Chapter 7 bankruptcy is a bankruptcy option for individuals who qualify. You may have heard of Chapter 7 bankruptcy but wondered who qualifies and how you file for Chapter 7 bankruptcy. To file for Chapter 7 bankruptcy, the filing party must file a bankruptcy petition and also provide a schedule of assets and liabilities, a schedule of income and expenditures, a statement of their financial affairs and a schedule of executory contract and leases that have not expired. A copy of the filing party's most recent tax return must also be provided.

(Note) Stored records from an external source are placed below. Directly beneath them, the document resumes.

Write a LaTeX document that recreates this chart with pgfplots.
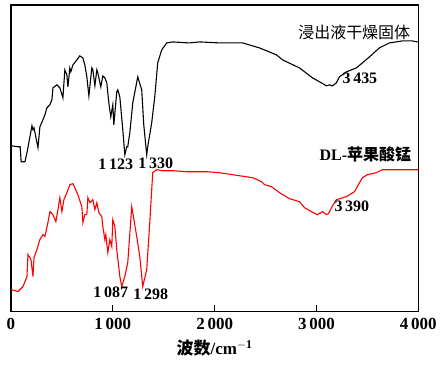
\documentclass[border=0pt]{standalone}
\usepackage{fontspec}
\setmainfont{Liberation Serif}
\newfontfamily\cjk{Noto Sans CJK SC}
\usepackage{pgfplots}
\pgfplotsset{compat=1.18}
\begin{document}
\begin{tikzpicture}
\begin{axis}[
  scale only axis, width=408pt, height=307pt,
  xmin=0, xmax=4000, ymin=-312, ymax=-5,
  xtick={0,1000,2000,3000,4000},
  xticklabels={0,1\,000,2\,000,3\,000,4\,000},
  xtick pos=lower, tick align=inside, major tick length=6pt,
  ytick=\empty,
  axis line style={line width=1.3pt},
  every tick/.style={line width=1.2pt, black},
  tick label style={font=\fontsize{17}{20}\selectfont\bfseries},
  xticklabel style={yshift=-3pt},
  xlabel={{\cjk\bfseries 波数}\textbf{/cm}$^{\mathbf{-1}}$},
  xlabel style={font=\fontsize{17}{20}\selectfont, yshift=-4pt},
  clip=false,
]
\addplot[black, line width=1.1pt] coordinates {
(0,-146) (69,-147) (90,-147) (98,-159) (100,-162) (137,-162) (157,-153) (206,-126) (216,-130) (226,-128) (265,-148) (284,-127) (314,-120) (333,-115) (353,-108) (382,-105) (402,-100) (412,-88) (451,-85) (480,-88) (510,-98) (529,-70) (549,-75) (559,-87) (578,-68) (588,-72) (608,-65) (647,-60) (676,-56) (706,-58) (725,-65) (745,-77) (765,-96) (794,-68) (804,-70) (824,-86) (843,-70) (853,-73) (882,-87) (902,-76) (922,-78) (941,-83) (961,-103) (980,-117) (1000,-105) (1010,-125) (1039,-92) (1049,-90) (1069,-97) (1098,-130) (1118,-155) (1137,-147) (1147,-147) (1167,-133) (1196,-103) (1245,-77) (1284,-90) (1304,-125) (1333,-155) (1343,-147) (1382,-123) (1412,-97) (1441,-63) (1480,-50) (1529,-43) (1588,-42) (1750,-43) (1853,-42) (2049,-43) (2275,-43) (2441,-48) (2608,-55) (2667,-60) (2833,-68) (2961,-78) (3049,-83) (3098,-86) (3127,-85) (3157,-86) (3196,-83) (3225,-77) (3294,-72) (3392,-68) (3451,-63) (3520,-57) (3618,-48) (3716,-43) (3843,-41) (3941,-41) (3990,-42) (4000,-42)
};
\addplot[red, line width=1.1pt] coordinates {
(0,-290) (69,-292) (118,-287) (157,-277) (167,-255) (196,-260) (216,-277) (226,-258) (255,-250) (284,-240) (314,-235) (333,-237) (363,-223) (382,-212) (412,-215) (441,-222) (461,-210) (480,-198) (500,-212) (520,-200) (549,-193) (578,-185) (608,-184) (627,-188) (657,-195) (696,-207) (706,-223) (725,-215) (745,-215) (755,-198) (775,-203) (804,-200) (824,-210) (843,-203) (863,-213) (892,-217) (902,-227) (922,-240) (931,-235) (951,-253) (971,-240) (990,-247) (1000,-220) (1020,-227) (1039,-250) (1069,-277) (1088,-287) (1118,-277) (1147,-263) (1186,-207) (1196,-213) (1235,-237) (1265,-257) (1294,-287) (1333,-270) (1363,-223) (1392,-173) (1431,-170) (1490,-171) (1588,-171) (1725,-172) (1922,-172) (2049,-173) (2176,-175) (2373,-178) (2461,-182) (2490,-185) (2559,-187) (2637,-193) (2735,-199) (2833,-202) (2882,-208) (2951,-212) (3010,-215) (3059,-212) (3098,-215) (3118,-214) (3147,-208) (3196,-200) (3294,-197) (3373,-192) (3451,-178) (3500,-175) (3588,-173) (3647,-170) (3745,-170) (3990,-170) (4000,-170)
};
\begin{scope}[every node/.style={font=\fontsize{16}{18}\selectfont\bfseries, inner sep=0pt}]
\node[anchor=east] at (axis cs:3922,-32) {\cjk\mdseries 浸出液干燥固体};
\node[anchor=west] at (axis cs:3255,-78) {3\,435};
\node at (axis cs:1029,-165) {1\,123};
\node at (axis cs:1422,-164) {1\,330};
\node[anchor=east] at (axis cs:3931,-155) {DL-{\cjk 苹果酸锰}};
\node[anchor=west] at (axis cs:3176,-207) {3\,390};
\node at (axis cs:980,-293) {1\,087};
\node at (axis cs:1373,-295) {1\,298};
\end{scope}
\path (rel axis cs:0,0) ++(-11pt,-53pt) (rel axis cs:1,1) ++(21pt,5pt);
\end{axis}
\end{tikzpicture}
\end{document}
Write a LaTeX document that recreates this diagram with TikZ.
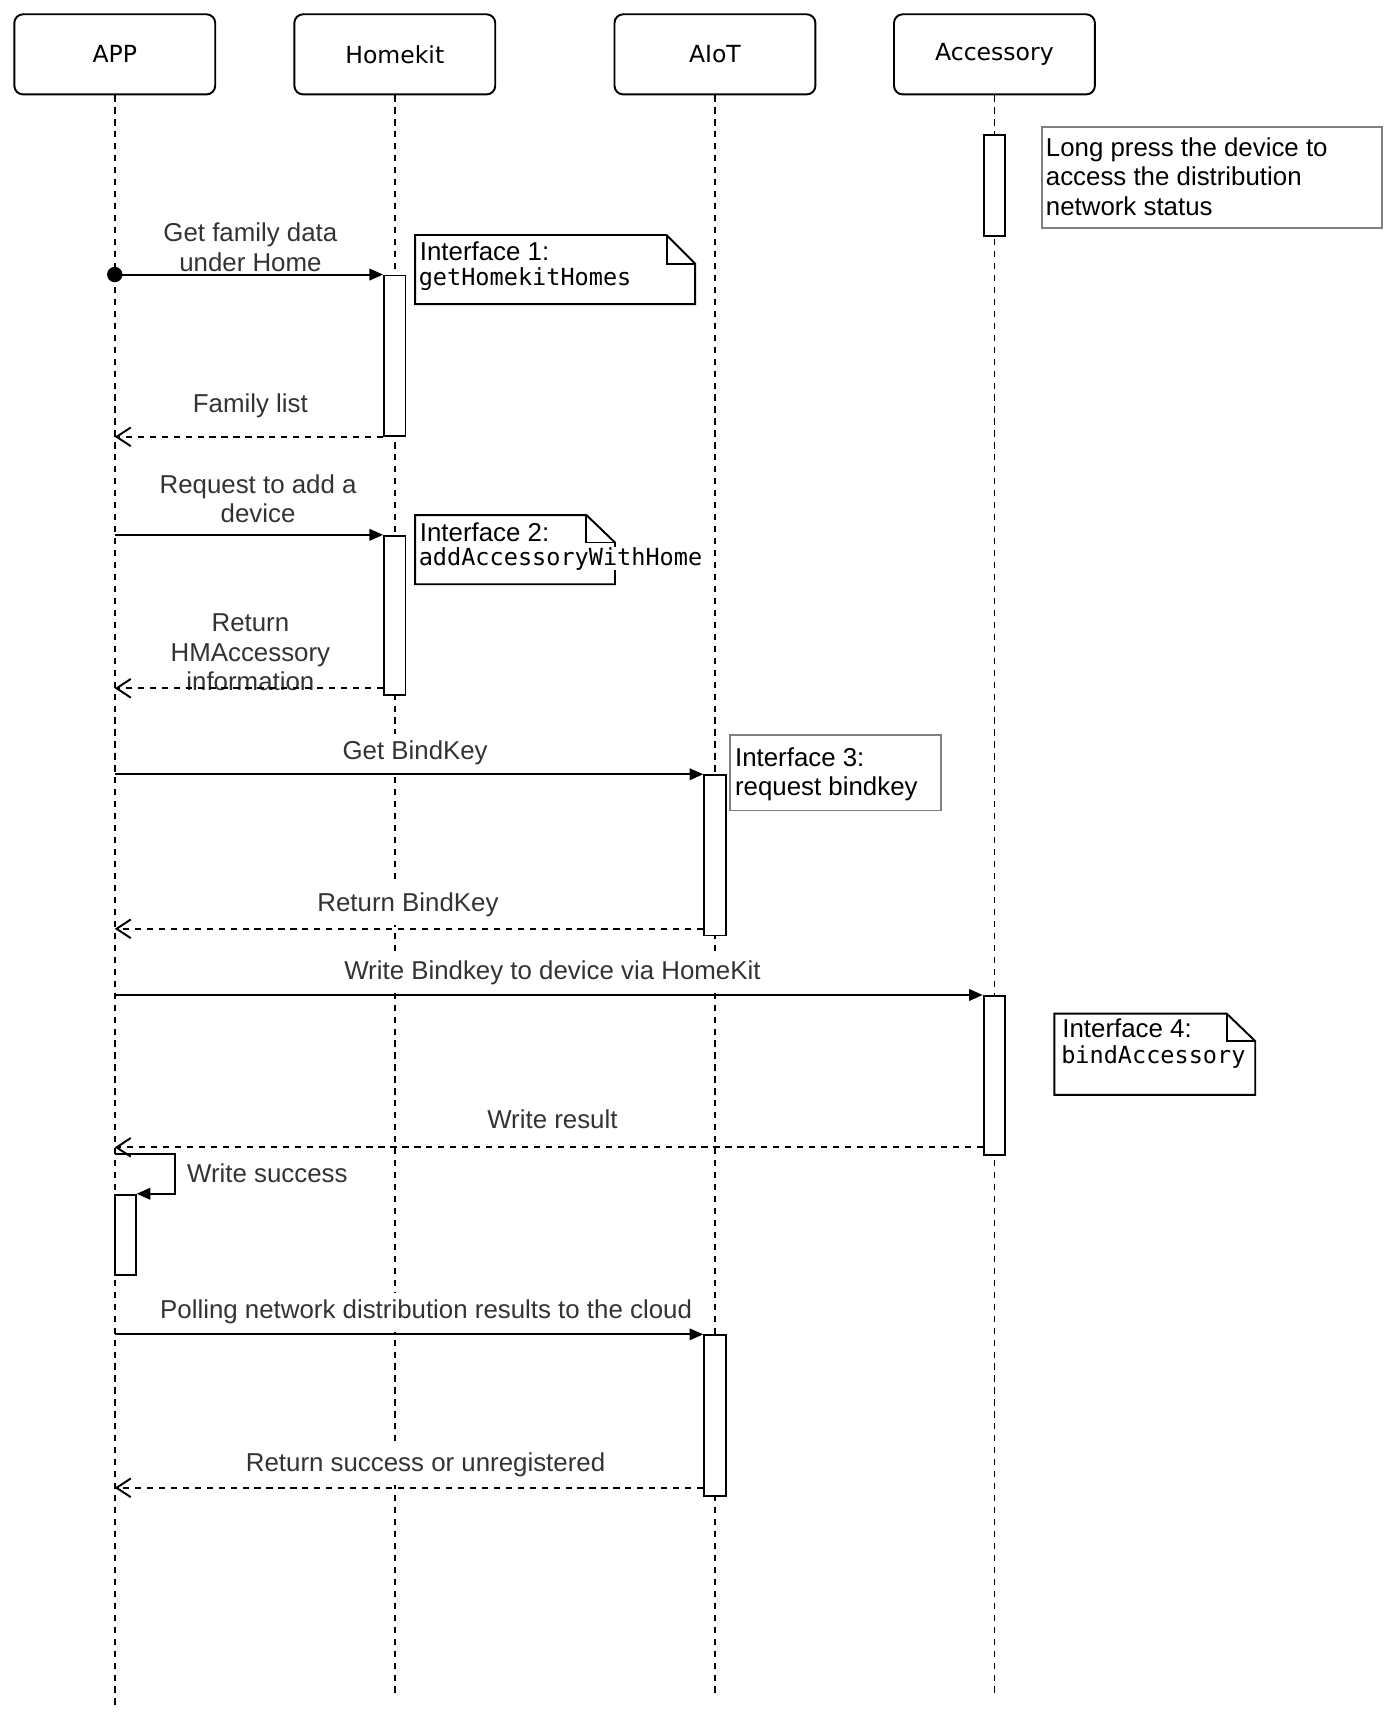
\documentclass[tikz,border=0pt]{standalone}
\usepackage{fontspec}
\setmainfont{Liberation Sans}
\setmonofont{DejaVu Sans Mono}
\newfontfamily\actorfont{DejaVu Sans}
\usetikzlibrary{arrows.meta}
\definecolor{notegray}{RGB}{128,128,128}
\definecolor{labelgray}{RGB}{51,51,51}

\begin{document}
\begin{tikzpicture}[x=0.02cm, y=-0.02cm,
  actor/.style={draw, rounded corners=0.16cm, line width=1pt, minimum width=3.66cm, minimum height=1.46cm, font=\actorfont\fontsize{12.2pt}{14pt}\selectfont},
  lifeline/.style={line width=0.9pt, dash pattern=on 3.2pt off 3pt},
  bar/.style={draw, fill=white, line width=1pt, minimum width=0.39cm, inner sep=0pt, anchor=north},
  msg/.style={line width=1pt, -{Triangle[length=0.25cm, width=0.21cm]}},
  ret/.style={line width=1pt, dash pattern=on 3.2pt off 3pt, -{Straight Barb[length=0.26cm, width=0.34cm]}},
  lbl/.style={fill=white, text=labelgray, inner xsep=1pt, inner ysep=4pt, anchor=base, align=center, font=\fontsize{13.4pt}{15.4pt}\selectfont},
  notetxt/.style={inner sep=0pt, anchor=base west, align=left, font=\fontsize{13.4pt}{15.1pt}\selectfont},
  code/.style={inner sep=0pt, anchor=base west, font=\ttfamily\fontsize{12.2pt}{14pt}\selectfont},
  note/.style={line width=1pt},
  plainnote/.style={draw=notegray, line width=1pt}]
\useasboundingbox (0,0) rectangle (1260,1568);

% actors
\node[actor] (app) at (104.5,49.5) {APP};
\node[actor] (hk) at (359.5,49.5) {Homekit};
\node[actor] (aiot) at (651,49.5) {AIoT};
\node[actor] (acc) at (905.5,49.5) {Accessory};

% lifelines
\coordinate (append) at (104.5,1556);
\coordinate (hkend) at (359.5,1544);
\coordinate (aiotend) at (651,1544);
\coordinate (accend) at (905.5,1544);
\draw[lifeline] (app.south) -- (append);
\draw[lifeline] (hk.south) -- (hkend);
\draw[lifeline] (aiot.south) -- (aiotend);
\draw[lifeline] (acc.south) -- (accend);

% activations
\node[bar, minimum height=1.84cm] (ac1) at (905.5,122) {};
\node[bar, minimum height=2.92cm] (hk1) at (359.5,250) {};
\node[bar, minimum height=2.9cm] (hk2) at (359.5,487) {};
\node[bar, minimum height=2.92cm] (ai1) at (651,705) {};
\node[bar, minimum height=2.9cm] (ac2) at (905.5,906) {};
\node[bar, minimum height=1.46cm, minimum width=0.38cm] (appbar) at (114,1087) {};
\node[bar, minimum height=2.92cm] (ai2) at (651,1215) {};

% return start points
\coordinate (r2s) at ([yshift=0.14cm]hk2.south west);
\coordinate (r3s) at ([yshift=0.14cm]ai1.south west);
\coordinate (r4s) at ([yshift=0.16cm]ac2.south west);
\coordinate (r5s) at ([yshift=0.16cm]ai2.south west);
\coordinate (selfs) at (104.5,1051);

% note on accessory
\draw[plainnote] (949,116) rectangle (1258,208);
\node[notetxt] (n0) at (952,195.8) {Long press the device to\\access the distribution\\network status};

% step 1
\node[lbl] (m1) at (228,247) {Get family data\\under Home};
\fill (app |- hk1.north west) circle (0.14cm);
\draw[msg] (app |- hk1.north west) -- (hk1.north west);
\draw[note] (378,214) -- (607,214) -- (633,240) -- (633,277) -- (378,277) -- cycle;
\draw[note] (607,214) -- (607,240) -- (633,240);
\node[notetxt] (n1) at (382,237) {Interface 1:};
\node[code] (c1) at (381,260) {getHomekitHomes};
\node[lbl] (r1) at (228,376) {Family list};
\draw[ret] (hk1.south west) -- (app |- hk1.south west);

% step 2
\node[lbl] (m2) at (235,476) {Request to add a\\device};
\draw[msg] (app |- hk2.north west) -- (hk2.north west);
\draw[note] (378,469) -- (534,469) -- (560,494) -- (560,532) -- (378,532) -- cycle;
\draw[note] (534,469) -- (534,494) -- (560,494);
\node[notetxt] (n2) at (382,493) {Interface 2:};
\node[code, fill=white] (c2) at (381,514.5) {addAccessoryWithHome};
\node[lbl] (r2) at (228,629) {Return\\HMAccessory\\information};
\draw[ret] (r2s) -- (app |- r2s);

% step 3
\node[lbl] (m3) at (378,692) {Get BindKey};
\draw[msg] (app |- ai1.north west) -- (ai1.north west);
\draw[plainnote] (665,669) rectangle (857,738);
\node[notetxt, font=\fontsize{13.4pt}{14.8pt}\selectfont] (n3) at (669,724) {Interface 3:\\request bindkey};
\node[lbl] (r3) at (371.5,830) {Return BindKey};
\draw[ret] (r3s) -- (app |- r3s);

% step 4
\node[lbl] (m4) at (503,892) {Write Bindkey to device via HomeKit};
\draw[msg] (app |- ac2.north west) -- (ac2.north west);
\draw[note] (960,923) -- (1117,923) -- (1143,948) -- (1143,997) -- (960,997) -- cycle;
\draw[note] (1117,923) -- (1117,948) -- (1143,948);
\node[notetxt] (n4) at (967,945) {Interface 4:};
\node[code] (c4) at (966,968) {bindAccessory};
\node[lbl] (r4) at (503,1028) {Write result};
\draw[ret] (r4s) -- (app |- r4s);

% self call
\draw[msg] (selfs) -- (159,1051) |- (appbar.north east);
\node[notetxt, text=labelgray] (s1) at (170,1077) {Write success};

% step 5
\node[lbl] (m5) at (388,1201) {Polling network distribution results to the cloud};
\draw[msg] (app |- ai2.north west) -- (ai2.north west);
\node[lbl] (r5) at (387.5,1340) {Return success or unregistered};
\draw[ret] (r5s) -- (app |- r5s);
\end{tikzpicture}
\end{document}
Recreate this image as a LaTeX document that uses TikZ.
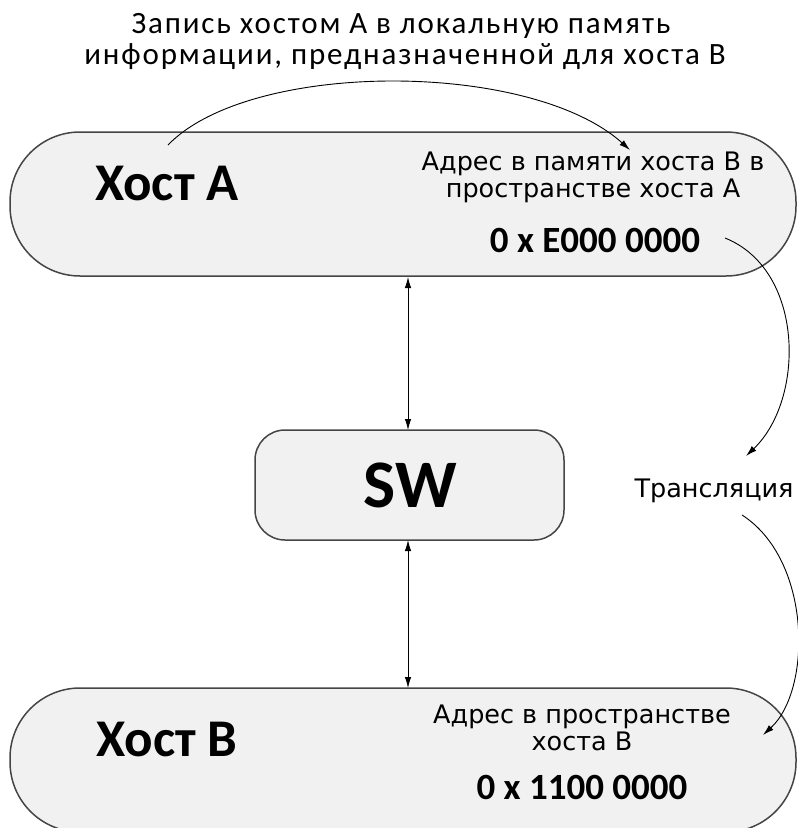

Additional documentation is required from filing parties with primarily consumer debts. The court uses the means test to determine if the filing party qualifies for Chapter 7 bankruptcy which provides that their income is equal to, or less than, the median income in their state. Once the filing party has filed for bankruptcy, an automatic stay goes into effect that prevents creditors from pursuing any collection actions during the bankruptcy process.
In addition, after the filing party files for Chapter 7 bankruptcy, the filing party's creditors will meet. As part of the process of filing for Chapter 7 bankruptcy, the filing party is required to provide a list of all creditors and amounts owed. Chapter 7 bankruptcy is considered a liquidation bankruptcy which allows for non-exempt assets to be liquidated to repay debts. The conclusion of the Chapter 7 bankruptcy process is a debt discharge which can provide struggling consumers with much-needed debt relief.
The bankruptcy process can be complex so it is important to be knowledgeable concerning the details of each step of the process to ensure the goals of the process are met. There are additional bankruptcy options that may be available to others in different circumstances so it is important to be familiar with all of the available options and which is best for you.